In Ginobili's absence the Spurs are relying more on the incremental gains made by rookie guard Nando De Colo, who flashes some of Ginobili's passing flair and feel for the game in a less athletic, not quite as dynamic package.
While De Colo has earned the majority of minutes backing up Tony Parker, he remains a rookie who can still be overwhelmed at times against high quality defenses as it was evident by his five turnovers in the Spurs loss to the Memphis Grizzlies.
In the wrong matchup De Colo can be stymied and with that is also whatever dribble penetration the Spurs second unit needs to be utilized effectively, which brings us back to the importance of Gary Neal.
Ideally Neal would operate primarily off the ball as a spot-up shooter and strictly secondary ball handler. As Tony Parker's primary backup for most of the season, this is a role Neal could stick to thanks to Ginobili's ability to assume play making responsibilities from the shooting guard position.
Of course the world is not ideal and injuries to Ginobili have redefined Neal's role, while calf and foot injuries to Neal have hampered his effectiveness.

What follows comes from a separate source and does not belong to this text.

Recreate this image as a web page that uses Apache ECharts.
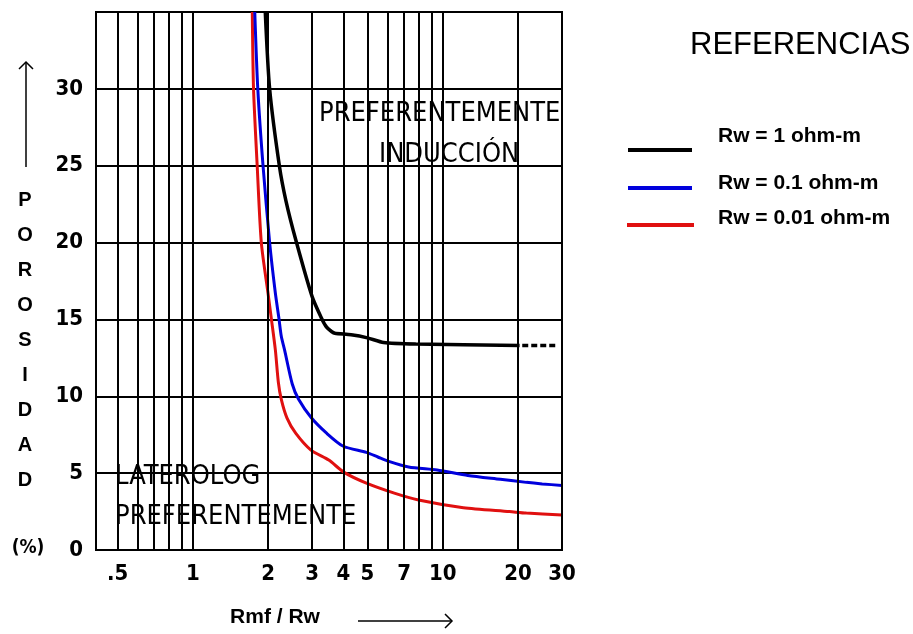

"He hasn't been very forthcoming about [injuries]," Spurs coach Gregg Popovich said a few weeks ago. "He's tried to play through it, which isn't the smartest thing to do. We're going to watch him closely since he won't watch himself."
True to Popovich's word, the Spurs have deactivated Neal for some games and he accumulated DNP-CD's in others. This was presumably to try and coax enough recovery in time for the playoffs.

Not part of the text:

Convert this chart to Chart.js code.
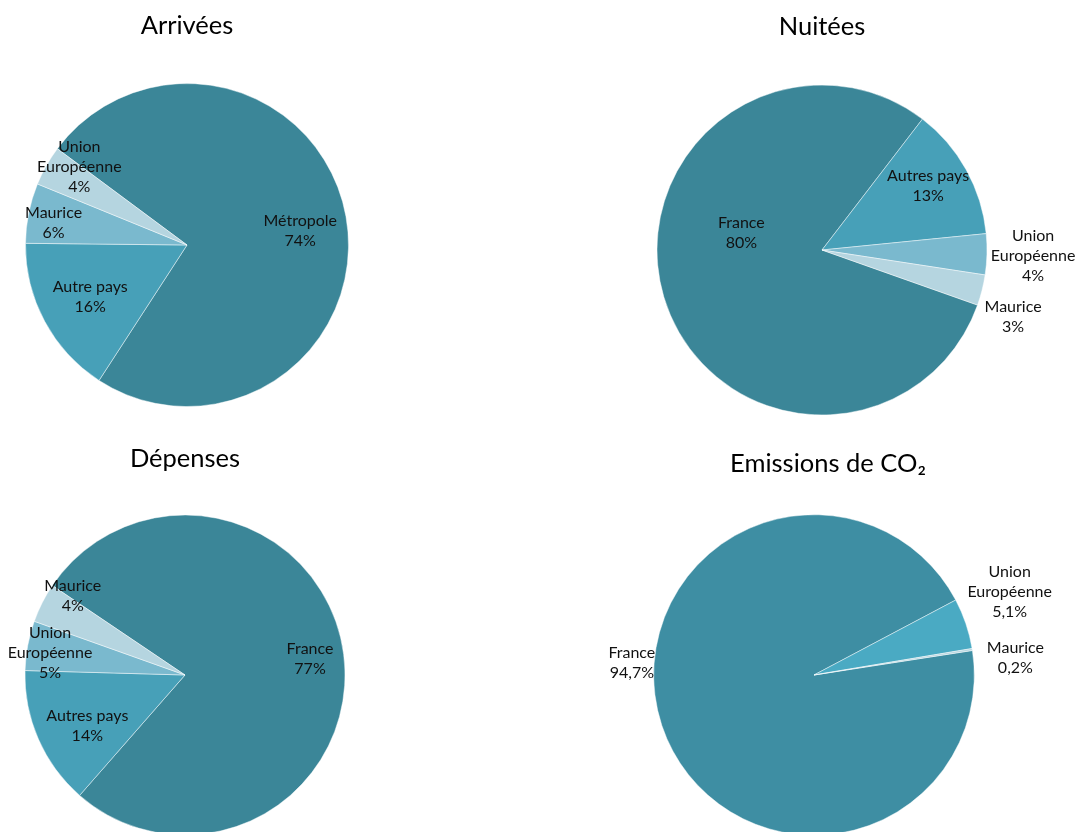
<!DOCTYPE html>
<html lang="fr">
<head>
<meta charset="utf-8">
<title>Tourisme : arrivées, nuitées, dépenses et émissions de CO₂</title>
<script src="https://cdn.jsdelivr.net/npm/chart.js@4/dist/chart.umd.min.js"></script>
<style>
  html, body { margin: 0; padding: 0; background: #ffffff; width: 1079px; height: 832px; overflow: hidden; }
  .box { position: absolute; }
</style>
</head>
<body>
<div class="box" style="left:0px;top:0px;width:374px;height:407px"><canvas id="arrivees"></canvas></div>
<div class="box" style="left:565px;top:0px;width:514px;height:416px"><canvas id="nuitees"></canvas></div>
<div class="box" style="left:0px;top:430px;width:370px;height:406px"><canvas id="depenses"></canvas></div>
<div class="box" style="left:556px;top:430px;width:516px;height:406px"><canvas id="co2"></canvas></div>
<script>
// Parts par origine (en %)
const arriveesLabels = ['Métropole', 'Autre pays', 'Maurice', ['Union', 'Européenne']];
const arriveesValues = [74, 16, 6, 4];

const nuiteesLabels = ['France', 'Autres pays', ['Union', 'Européenne'], 'Maurice'];
const nuiteesValues = [80, 13, 4, 3];

const depensesLabels = ['France', 'Autres pays', ['Union', 'Européenne'], 'Maurice'];
const depensesValues = [77, 14, 5, 4];

const co2Labels = ['France', ['Union', 'Européenne'], 'Maurice'];
const co2Values = [94.7, 5.1, 0.2];

// Palette
const DARK = '#3b8698';
const MID = '#47a0b8';
const SOFT = '#7ab9ce';
const PALE = '#b5d5e0';

const fmt = v => String(v).replace('.', ',') + '%';

// Draws "name / value" labels around each slice
const sliceLabels = {
  id: 'sliceLabels',
  afterDatasetsDraw(chart, args, opts) {
    const ctx = chart.ctx;
    const meta = chart.getDatasetMeta(0);
    const values = chart.data.datasets[0].data;
    ctx.save();
    ctx.font = opts.font;
    ctx.fillStyle = opts.color;
    ctx.textAlign = 'center';
    ctx.textBaseline = 'middle';
    meta.data.forEach((arc, i) => {
      const p = arc.getProps(['x', 'y', 'startAngle', 'endAngle', 'outerRadius'], true);
      const place = opts.place[i];
      const ang = (p.startAngle + p.endAngle) / 2 + place.a * Math.PI / 180;
      const cx = p.x + Math.cos(ang) * place.r * p.outerRadius;
      const cy = p.y + Math.sin(ang) * place.r * p.outerRadius;
      const name = chart.data.labels[i];
      const lines = (Array.isArray(name) ? name : [name]).concat(fmt(values[i]));
      lines.forEach((t, k) => ctx.fillText(t, cx, cy + (k - (lines.length - 1) / 2) * opts.lineHeight));
    });
    ctx.restore();
  }
};

// Lets a title sit off the pie's axis
const titleShift = {
  id: 'titleShift',
  afterLayout(chart, args, opts) {
    const t = chart.titleBlock;
    if (t && opts.dx) { t.left += opts.dx; t.right += opts.dx; }
  }
};

function makePie(id, title, labels, values, colors, rotation, titlePad, bottomPad, place, dx) {
  return new Chart(document.getElementById(id), {
    type: 'pie',
    data: {
      labels: labels,
      datasets: [{
        data: values,
        backgroundColor: colors,
        borderColor: 'rgba(255,255,255,0.45)',
        borderWidth: 1
      }]
    },
    options: {
      responsive: true,
      maintainAspectRatio: false,
      animation: false,
      rotation: rotation,
      layout: { padding: { left: 0, right: 0, top: 0, bottom: bottomPad } },
      events: [],
      plugins: {
        legend: { display: false },
        tooltip: { enabled: false },
        title: {
          display: true,
          text: title,
          color: '#000000',
          font: { family: 'Lato', size: 25.5, weight: 'normal', lineHeight: 1.2 },
          padding: titlePad
        },
        sliceLabels: {
          font: '16px Lato',
          color: '#111111',
          lineHeight: 20,
          place: place
        },
        titleShift: { dx: dx || 0 }
      }
    },
    plugins: [sliceLabels, titleShift]
  });
}

makePie('arrivees', 'Arrivées', arriveesLabels, arriveesValues,
  [DARK, MID, SOFT, PALE], -53.4,
  { top: 10.5, bottom: 41.9 }, 0,
  [{ r: 0.707, a: 2.9 }, { r: 0.679, a: 0.2 }, { r: 0.838, a: -1.8 }, { r: 0.824, a: 6.6 }]);

makePie('nuitees', 'Nuitées', nuiteesLabels, nuiteesValues,
  [DARK, MID, SOFT, PALE], 109.5,
  { top: 11.0, bottom: 42.9 }, 0.5,
  [{ r: 0.5, a: 28.6 }, { r: 0.751, a: -2 }, { r: 1.28, a: 0.1 }, { r: 1.227, a: 5.2 }]);

makePie('depenses', 'Dépenses', depensesLabels, depensesValues,
  [DARK, MID, SOFT, PALE], -56,
  { top: 13.0, bottom: 40.9 }, 0.5,
  [{ r: 0.788, a: 0 }, { r: 0.689, a: -4 }, { r: 0.855, a: -1.1 }, { r: 0.859, a: 8.4 }]);

makePie('co2', 'Emissions de CO₂', co2Labels, co2Values,
  ['#3e8ea3', '#4aaac3', PALE], 81.2,
  { top: 18.4, bottom: 35.2 }, 0.2,
  [{ r: 1.139, a: 22.2 }, { r: 1.326, a: -4.3 }, { r: 1.261, a: 4.2 }], 14);
</script>
</body>
</html>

Because for all Neal's faults, he is unique from the other Spurs role players in that he is a self-contained offensive weapon. While his efficiency is most effective when he can pick and choose his spots, Neal is the lone bench player outside of Ginobili who can fend for himself offensively.
When healthy, Neal's jumper is equally effective off the catch or dribble. Though not a dynamic ball handler or passer--he is almost always looking for his own shot--Neal is certainly more than just a spot up shooter, with a variety of floaters and pull-ups to use when defenders overplay his jumper and allow Neal a step.
His ability to not only space the floor, but to do so on the move, tilts defenses in a way that open up driving and passing lanes just as dribble penetration would. If he could just get healthy enough to regain his form.
"He's been working the last couple of weeks to get back in shape and get comfortable," Popovich said of Neal.
Neal's 31 minutes against the Magic marked his first 30-minute game since a December victory over the Boston Celtics.
"The thing about it is, when you play on a team like this where you go 10 or 11 deep and anybody can come in and contribute, I feel like it's about minutes," said Neal, who wasn't complaining about minutes but explaining the struggles of a shooter coming off injuries. "If you can find a way to get on the court and get minutes you can find a way to get a rhythm and get comfortable."